Als die Assyrer im Jahre 740 v. u. Z. Samaria, die Hauptstadt des nördlichen Reiches, einnahmen, wandten sie auch hier ihre übliche Verfahrensweise an, nämlich die Bevölkerung besiegter Gebiete umzusiedeln, um die Möglichkeit eines Aufstandes zu verringern (1. Chronika 5:6, 26). Auf diese Weise hörte das Nordreich, das Königreich Israel, auf zu bestehen. Die Angehörigen der zehn Stämme, die zu jener Zeit im südlichen Königreich Juda lebten, wurden davon jedoch überhaupt nicht berührt. Als Juda im Jahre 607 v. u. Z. besiegt wurde, befanden sich daher unter den nach Babylon Weggeführten auch diese Angehörigen jener 10 Stämme. Einige ihrer Nachkommen werden zur Zeit der Wiederherstellung im Jahre 537 v. u. Z. zurückgekehrt sein. Wahrscheinlich kamen zu jener Zeit sogar einige Nachkommen derer zurück, die im Jahre 740 v. u. Z. von den Assyrern weggeführt worden waren.
Interessanterweise erwähnt Hesekiel in dem Buch, das seinen Namen trägt, wesentlich öfter das „Haus Israel“ als das „Haus Juda“, obwohl er während der Gefangenschaft in Babylon eigentlich als Prophet für Juda amtete.
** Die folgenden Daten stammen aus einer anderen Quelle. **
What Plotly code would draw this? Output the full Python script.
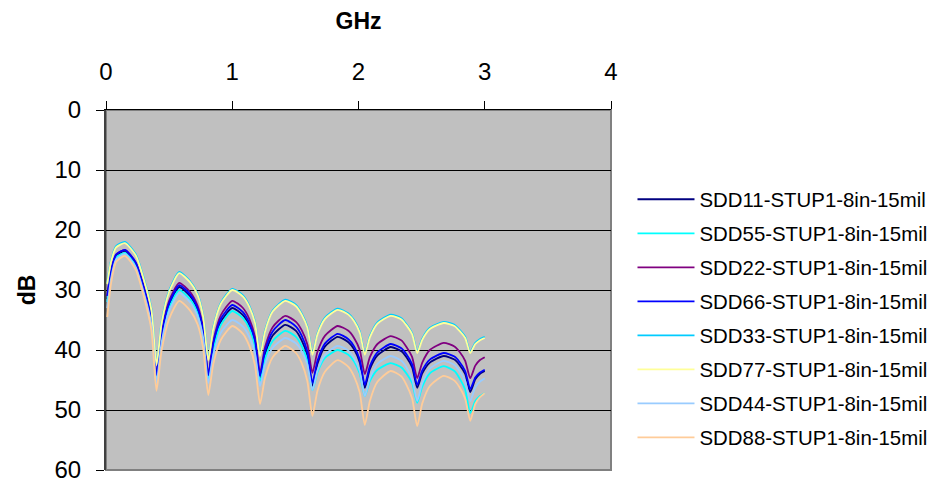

Außerdem deutete er in einer Prophezeiung an, daß die beiden ‘Häuser’ wieder vereint werden würden (Hesekiel 37:19-28; siehe auch Jeremia 3:18; Hosea 1:11). Daher wird nach der Babylonischen Gefangenschaft aus gutem Grund nicht mehr zwischen den beiden Königreichen unterschieden.
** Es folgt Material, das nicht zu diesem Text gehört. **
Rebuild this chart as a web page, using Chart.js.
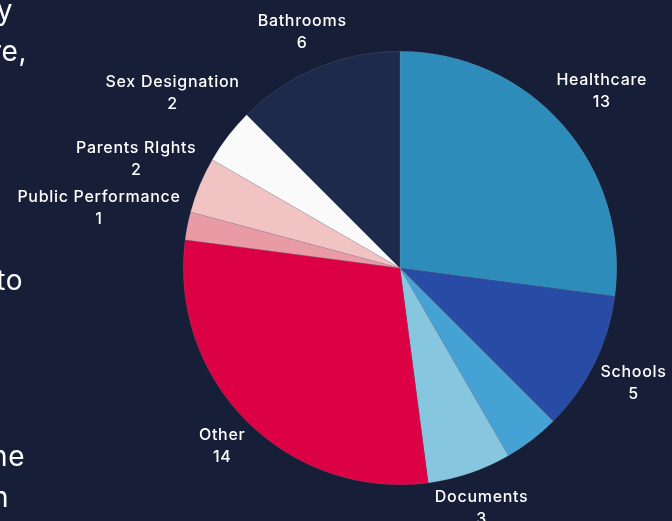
<!DOCTYPE html>
<html>
<head>
<meta charset="utf-8">
<script src="https://cdn.jsdelivr.net/npm/chart.js@4/dist/chart.umd.min.js"></script>
<style>
  html, body { margin: 0; padding: 0; background: #171e37; overflow: hidden; }
  #wrap { position: relative; width: 672px; height: 521px; }
  canvas { position: absolute; left: 0; top: 0; }
  .frag { position: absolute; right: 0; color: #ffffff; font-family: Inter, "Noto Sans", sans-serif;
          font-size: 28px; font-weight: 400; letter-spacing: 0.5px; white-space: nowrap; line-height: 1; }
</style>
</head>
<body>
<div id="wrap">
  <canvas id="c" width="672" height="521"></canvas>
  <div class="frag" style="right:659px; top:-4px;">y</div>
  <div class="frag" style="right:645px; top:37px;">re,</div>
  <div class="frag" style="right:649px; top:266px;">to</div>
  <div class="frag" style="right:647px; top:442px;">he</div>
  <div class="frag" style="right:663px; top:483px;">n</div>
</div>
<script>
const categories = ["Healthcare", "Schools", "", "Documents", "Other", "Public Performance", "Parents RIghts", "Sex Designation", "Bathrooms"];
const counts = [13, 5, 2, 3, 14, 1, 2, 2, 6];
const sliceColors = ["#2e8cbb", "#284ca5", "#46a1d4", "#86c6de", "#dc0044", "#e89aa5", "#f2c3c3", "#fafafa", "#1e2a4b"];

const outsideLabels = {
  id: 'outsideLabels',
  afterDatasetsDraw(chart) {
    const ctx = chart.ctx;
    const meta = chart.getDatasetMeta(0);
    const lineH = 22;
    ctx.save();
    ctx.font = '500 16px Inter, "Noto Sans", sans-serif';
    try { ctx.letterSpacing = '0.7px'; } catch (e) {}
    ctx.fillStyle = '#ffffff';
    ctx.textAlign = 'center';
    ctx.textBaseline = 'middle';
    meta.data.forEach((arc, i) => {
      const name = chart.data.labels[i];
      if (!name) return;
      const val = String(chart.data.datasets[0].data[i]);
      const mid = (arc.startAngle + arc.endAngle) / 2;
      const vx = Math.cos(mid), vy = Math.sin(mid);
      const w = Math.max(ctx.measureText(name).width, ctx.measureText(val).width);
      const h = 32;
      const d = arc.outerRadius + 7 + (w / 2) * Math.abs(vx) + (h / 2) * Math.abs(vy);
      const cx = arc.x + vx * d, cy = arc.y + vy * d;
      ctx.fillText(name, cx, cy - lineH / 2);
      ctx.fillText(val, cx, cy + lineH / 2);
    });
    ctx.restore();
  }
};

new Chart(document.getElementById('c'), {
  type: 'pie',
  data: {
    labels: categories,
    datasets: [{
      data: counts,
      backgroundColor: sliceColors,
      borderColor: 'rgba(140,140,160,0.4)',
      borderWidth: 0.5
    }]
  },
  options: {
    responsive: false,
    animation: false,
    layout: { padding: { left: 128, right: 0, top: 51, bottom: 36 } },
    plugins: { legend: { display: false }, tooltip: { enabled: false } }
  },
  plugins: [outsideLabels]
});
</script>
</body>
</html>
Auch die 10 Stämme, die im Jahre 740 v. u. Z. weggeführt wurden, hatten ihre Identität offensichtlich nicht verloren. Unter denen, die im Jahre 537 v. u. Z. aus der Gefangenschaft zurückkehrten, befanden sich daher sicherlich einige von ihnen. Und in Verbindung mit der Einweihung des wieder aufgebauten Tempels in Jerusalem erklärte der Priester Esra: „Die Söhne Israels, die Priester und die Leviten und die übrigen der einst ins Exil Weggeführten feierten die Einweihung dieses Hauses Gottes mit Freuden. Und sie brachten ... als ein Sündopfer für ganz Israel zwölf Ziegenböcke [dar], gemäß der Zahl der Stämme Israels“ (Esra 6:16, 17). Daß zu dem zurückkehrenden Überrest Vertreter aller Stämme Israels gehören würden und nicht nur Juda und Benjamin, deutete auch Jesaja an, als er schrieb: „Denn wenn auch dein Volk, o Israel, sich gleich den Sandkörnern des Meeres erwiese, wird nur ein Überrest unter ihnen zurückkehren“ (Jesaja 10:22). Somit befanden sich unter den Zurückkehrenden Vertreter aller Stämme Israels.